Fabrikmahlzeit
Ernährungswirtschaft, Industriearbeit und Volksernährung in der Schweiz 1890-1950

Diese überarbeitete Zürcher Habilitationsschrift von 1995 zielt auf den ersten Blick scheinbar nur auf ein Randthema, das von den Historikern wegen der dürftigen Quellenüberlieferung fast ganz unerforscht geblieben ist. Der Autor hat die 'Menagen', 'Kosthäuser' und 'Betriebskantinen' vor allem dazu benutzt, um den schon länger erkannten revolutionären Umbruch der Volksernährung beim Übergang in die industrielle Gesellschaft unter Benutzung neuer Fragestellungen der interdisziplinären Nahrungsverhaltensforschung weiter zu durchleuchten. Die Kapitel schildern keine zusammenhängende chronologische Geschichte, sondern bilden eine Auswahl weniger Problemfelder und orientieren sich nur an Schweizer Beispielen, liefern aber dennoch oft allgemeingültige und gedanklich inspirierende Aussagen. Mit Hilfe der Fabrikmahlzeit soll exemplarisch gezeigt werden, daß die Vernunft, in der der Fortschrittsglaube der modernen Industriegesellschaft wurzelt, auch durch den Magen ging (vgl. S. 455).
So wird vorgeführt, wie die aufkommende moderne Ernährungswissenschaft erstmals den Körper rein biochemisch als eine Wärme-Kraft-Maschine oder 'menschlichen Motor' betrachtete, den man der neuen industriellen Arbeitsleistung durch optimale Kraftentfaltung anzupassen versuchte. So rückte die Berechnung des Energiewertes der Nahrung in den Mittelpunkt. Eine 'rationelle Volksernährung' sollte nicht nur die individuelle, sondern auch die volkswirtschaftliche Produktivität sowie ferner internationale Wettbewerbsfähigkeit, schließlich die Militärkraft und den nationalen Zusammenhalt stärken. Diese Verwissenschaftlichung der täglichen Ernährung hatte die größten Folgen und ließ vor allem die häusliche Mahlzeit als traditionellen Ort sozialer Kommunikation und kultureller Sinngebung in den Hintergrund treten. Die Opposition gegen die ungeliebte Kantinenkost kam daher stets aus dieser Richtung. Die Trennung zwischen Haus und Beruf konnte lange psychisch nicht überwunden werden. Ebenso interessant ist daher Tanners Darstellung, in welcher Weise die sich auftuende Kluft zwischen Fabrikordnung und Haushaltsführung durch Formen der 'organisierten Mütterlichkeit' bürgerlicher Wohlfahrtsorganisationen zu überbrücken versucht wurde. Haushaltsschulen und Kochkurse wurden als Mittel angesehen, zum sozialen Harmonieausgleich zwischen Unternehmern und proletarischer Arbeiterbewegung beizutragen und die fakultative Sozialpolitik auf neutraler Basis zu stärken.

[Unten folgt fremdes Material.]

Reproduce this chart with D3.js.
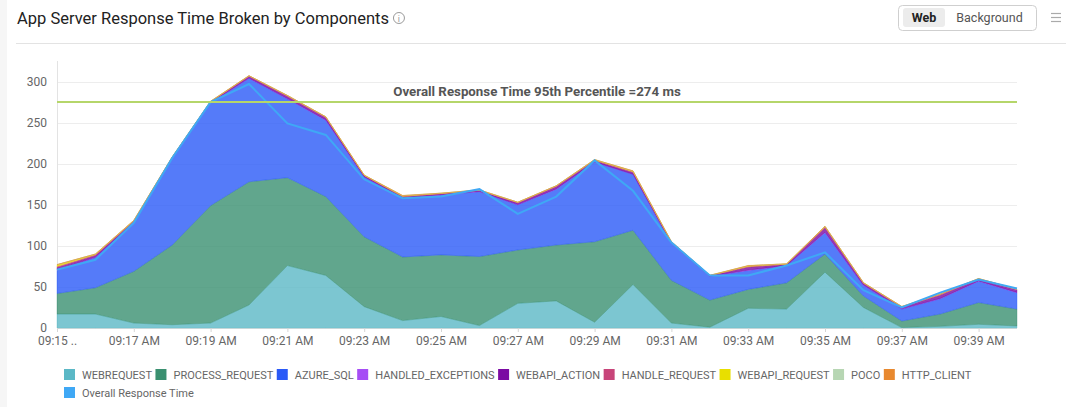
<!DOCTYPE html>
<html>
<head>
<meta charset="utf-8">
<script src="https://cdn.jsdelivr.net/npm/d3@7"></script>
<style>
  body { margin: 0; background: #fff; font-family: Roboto, "Noto Sans", sans-serif; }
  #chart { width: 1066px; height: 407px; }
</style>
</head>
<body>
<div id="chart"></div>
<script>
// minutes on the x axis
var times = ["09:15", "09:16", "09:17", "09:18", "09:19", "09:20", "09:21", "09:22", "09:23",
    "09:24", "09:25", "09:26", "09:27", "09:28", "09:29", "09:30", "09:31", "09:32", "09:33",
    "09:34", "09:35", "09:36", "09:37", "09:38", "09:39", "09:40"];
var tickTimes = ["09:15", "09:17", "09:19", "09:21", "09:23", "09:25", "09:27", "09:29", "09:31",
    "09:33", "09:35", "09:37", "09:39"];
var tickLabels = ["09:15 ..", "09:17 AM", "09:19 AM", "09:21 AM", "09:23 AM", "09:25 AM", "09:27 AM",
    "09:29 AM", "09:31 AM", "09:33 AM", "09:35 AM", "09:37 AM", "09:39 AM"];
var yTicks = [0, 50, 100, 150, 200, 250, 300];

// component series (ms)
var webRequest = [17, 17, 6, 4, 6, 28, 76, 64, 26, 9, 14, 3, 30, 33, 7, 53, 6, 1, 24, 23, 68, 25, 0.5, 2, 4.5, 2.5];
var processRequest = [25, 32, 63, 97, 143, 150, 107, 96, 85, 77.5, 75, 84, 65, 68, 98, 66, 52, 33, 23, 32, 22, 14, 8, 15, 26.5, 20.5];
var azureSql = [28, 37, 59, 106, 125, 126, 96, 93, 73, 71.5, 73, 79, 55, 68, 97, 68, 45, 29, 23, 21, 26, 13, 14.5, 18.5, 26, 20];
var handledExceptions = [0.5, 0.3, 0.2, 0.1, 0.2, 0.2, 0.3, 0.3, 0.2, 0.3, 0.2, 0.2, 0.2, 0.3, 0.2, 0.3, 0.2, 0.1, 0.5, 0.2, 0.6, 0.3, 0.3, 0.5, 0.3, 0.3];
var webapiAction = [3, 2, 1.5, 0.5, 1, 2, 2.5, 2.5, 1, 1.5, 1, 1, 2, 2.5, 1.5, 2, 1, 0.5, 3.5, 1, 5, 2, 2, 4, 2, 3];
var handleRequest = [1.5, 1, 0.8, 0.3, 0.5, 0.7, 1, 1, 0.5, 0.5, 0.5, 0.5, 0.7, 1, 0.7, 1, 0.5, 0.3, 1, 0.5, 1.5, 0.6, 0.6, 1, 0.6, 0.8];
var webapiRequest = [2, 0.7, 0.5, 0.2, 0.3, 0.2, 0.3, 0.3, 0.4, 0.8, 0.4, 0.4, 0.2, 0.3, 0.6, 0.8, 0.4, 0.2, 0.8, 0.4, 0.7, 0.3, 0.3, 0.3, 0.3, 0.1];
var poco = [0, 0, 0, 0, 0, 0, 0, 0, 0, 0, 0, 0, 0, 0, 0, 0, 0, 0, 0, 0, 0, 0, 0, 0, 0, 0];
var httpClient = [0.3, 0, 0, 0, 0, 0, 0, 0, 0, 0.3, 0, 0, 0, 0, 0, 0.3, 0, 0, 0.3, 0, 0, 0, 0, 0, 0, 0];
var overallResponse = [71, 83, 128, 207, 275, 297, 249, 235, 181, 158, 160, 169, 139, 160, 204, 167, 104, 64, 64, 76, 92, 46, 25, 43, 59, 48];
var percentile95 = 274;

var seriesNames = ["WEBREQUEST", "PROCESS_REQUEST", "AZURE_SQL", "HANDLED_EXCEPTIONS", "WEBAPI_ACTION",
    "HANDLE_REQUEST", "WEBAPI_REQUEST", "POCO", "HTTP_CLIENT"];
var seriesValues = [webRequest, processRequest, azureSql, handledExceptions, webapiAction,
    handleRequest, webapiRequest, poco, httpClient];
var seriesColors = ["#5bb8c6", "#3a9070", "#2a5af7", "#a64ef5", "#7b0ba3", "#c8457a", "#e8df00", "#b7d6b3", "#e8892f"];
var overallColor = "#3fa8f5";

var width = 1066;
var height = 407;
var plotLeft = 57, plotRight = 1017, plotTop = 61, plotBottom = 328;

var rows = times.map(function (t, i) {
    var r = { time: t };
    seriesNames.forEach(function (n, k) { r[n] = seriesValues[k][i]; });
    return r;
});

var svg = d3.select("#chart").append("svg")
    .attr("width", width)
    .attr("height", height);

// page chrome
svg.append("rect").attr("x", 0).attr("y", 0).attr("width", 7).attr("height", height).attr("fill", "#f6f6f6");
svg.append("line").attr("x1", 16).attr("x2", width).attr("y1", 43.5).attr("y2", 43.5)
    .attr("stroke", "#e3e3e3");

var title = svg.append("text")
    .attr("x", 17).attr("y", 24)
    .attr("font-size", 16.5)
    .attr("fill", "#222")
    .text("App Server Response Time Broken by Components");
var tw = title.node().getComputedTextLength();
var info = svg.append("g").attr("transform", "translate(" + (17 + tw + 10) + ",18)");
info.append("circle").attr("r", 5.5).attr("fill", "none").attr("stroke", "#9a9a9a").attr("stroke-width", 1);
info.append("text").attr("y", 3.5).attr("text-anchor", "middle").attr("font-size", 9)
    .attr("fill", "#9a9a9a").text("i");

// Web / Background toggle
svg.append("rect").attr("x", 898.5).attr("y", 5.5).attr("width", 138).attr("height", 25).attr("rx", 4)
    .attr("fill", "#fff").attr("stroke", "#cfcfcf");
svg.append("rect").attr("x", 903).attr("y", 8).attr("width", 42).attr("height", 19).attr("rx", 3)
    .attr("fill", "#ececec");
svg.append("text").attr("x", 924).attr("y", 22).attr("text-anchor", "middle").attr("font-size", 12.5)
    .attr("font-weight", "bold").attr("fill", "#222").text("Web");
svg.append("text").attr("x", 989.5).attr("y", 22).attr("text-anchor", "middle").attr("font-size", 12.5)
    .attr("fill", "#555").text("Background");
[13.5, 17.5, 21.5].forEach(function (yy) {
    svg.append("line").attr("x1", 1051).attr("x2", 1061).attr("y1", yy).attr("y2", yy)
        .attr("stroke", "#aaa").attr("stroke-width", 1.2);
});

var x = d3.scalePoint().domain(times).range([plotLeft, plotRight]);
var y = d3.scaleLinear().domain([0, 325]).range([plotBottom, plotTop]);

// grid
svg.append("g").selectAll("line").data(yTicks).enter().append("line")
    .attr("x1", plotLeft).attr("x2", plotRight)
    .attr("y1", function (d) { return Math.round(y(d)) + 0.5; })
    .attr("y2", function (d) { return Math.round(y(d)) + 0.5; })
    .attr("stroke", function (d) { return d === 0 ? "#dcdcdc" : "#ededed"; });
svg.append("line").attr("x1", plotLeft + 0.5).attr("x2", plotLeft + 0.5)
    .attr("y1", plotTop).attr("y2", plotBottom).attr("stroke", "#e3e3e3");

// y axis labels
var yAxis = svg.append("g")
    .attr("transform", "translate(" + (plotLeft - 10) + ",0)")
    .call(d3.axisLeft(y).tickValues(yTicks).tickSize(0).tickPadding(0));
yAxis.select(".domain").remove();
yAxis.selectAll("text").attr("font-size", 12).attr("fill", "#666").attr("font-family", "Roboto");

// stacked areas
var stack = d3.stack().keys(seriesNames);
var layers = stack(rows);

var area = d3.area()
    .x(function (d) { return x(d.data.time); })
    .y0(function (d) { return y(d[0]); })
    .y1(function (d) { return y(d[1]); });

svg.append("g").selectAll("path")
    .data(layers)
    .enter().append("path")
    .attr("d", area)
    .attr("fill", function (d, i) { return seriesColors[i]; })
    .attr("fill-opacity", 0.8)
    .attr("stroke", function (d, i) { return seriesColors[i]; })
    .attr("stroke-opacity", 0.6)
    .attr("stroke-width", 0.6);

// overall line
var line = d3.line()
    .x(function (d, i) { return x(times[i]); })
    .y(function (d) { return y(d); });
svg.append("path")
    .datum(overallResponse)
    .attr("d", line)
    .attr("fill", "none")
    .attr("stroke", overallColor)
    .attr("stroke-width", 2);

// percentile line
svg.append("line")
    .attr("x1", plotLeft).attr("x2", plotRight)
    .attr("y1", y(percentile95) - 1).attr("y2", y(percentile95) - 1)
    .attr("stroke", "#b5d66a").attr("stroke-width", 2);
svg.append("text")
    .attr("x", (plotLeft + plotRight) / 2).attr("y", y(percentile95) - 7)
    .attr("text-anchor", "middle")
    .attr("font-size", 13.3).attr("font-weight", "bold").attr("fill", "#555")
    .text("Overall Response Time 95th Percentile =" + percentile95 + " ms");

// x axis
var xAxis = svg.append("g")
    .attr("transform", "translate(0," + plotBottom + ")")
    .call(d3.axisBottom(x).tickValues(tickTimes).tickSize(4).tickPadding(4)
        .tickFormat(function (d, i) { return tickLabels[i]; }));
xAxis.select(".domain").remove();
xAxis.selectAll("line").attr("stroke", "#d6d6d6");
xAxis.selectAll("text").attr("font-size", 12).attr("fill", "#666").attr("font-family", "Roboto");

// legend
var legendItems = seriesNames.map(function (n, i) { return { name: n, color: seriesColors[i] }; });
legendItems.push({ name: "Overall Response Time", color: overallColor });
var lx = 64, ly = 369;
legendItems.forEach(function (d, i) {
    if (i === legendItems.length - 1) { lx = 64; ly = 387; }
    var g = svg.append("g").attr("transform", "translate(" + lx + "," + ly + ")");
    g.append("rect").attr("width", 11).attr("height", 11).attr("fill", d.color);
    var t = g.append("text").attr("x", 18).attr("y", 9.5).attr("font-size", 11).attr("fill", "#666")
        .text(d.name);
    lx += 18 + t.node().getComputedTextLength() + 3.5;
});
</script>
</body>
</html>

Die umfangreiche Studie, welche wegen der schlechten Quellenlage weniger die Kantinenkost selbst als ihre politischen und gesellschaftlichen Rahmenbedingungen analysiert, bedarf noch vieler Ergänzungen aus deutscher Sicht. So beginnt der Einfluß der Ernährungsphysiologie auf die Anstaltskost wesentlich früher, nämlich in den 1860er Jahren. Die Rolle der betrieblichen Arbeiterausschüsse, denen die Verwaltung der betrieblichen Verpflegung frühzeitig zugewiesen wurde, und die Entwicklung des Kochunterrichts im Rahmen von Fortbildungs- und dann Berufsschulen, wäre noch quellenorientiert zu klären. Der größte Teil der erwerbstätigen Bevölkerung, der außerhalb der Fabriken sein Brot verdiente und noch vor allem auf dem Lande sowie im Kleingewerbe in den alten Kost- und Logisverhältnissen lebte, ist erst mit großer zeitlicher Verzögerung von den geschilderten Rationalisierungswandel erfaßt worden. Diese Hinweise sollen keinesfalls den Wert dieser höchst verdienstvollen Untersuchung mindern, sondern nur zeigen, welche großen Forschungslücken hier künftig noch zu füllen sind.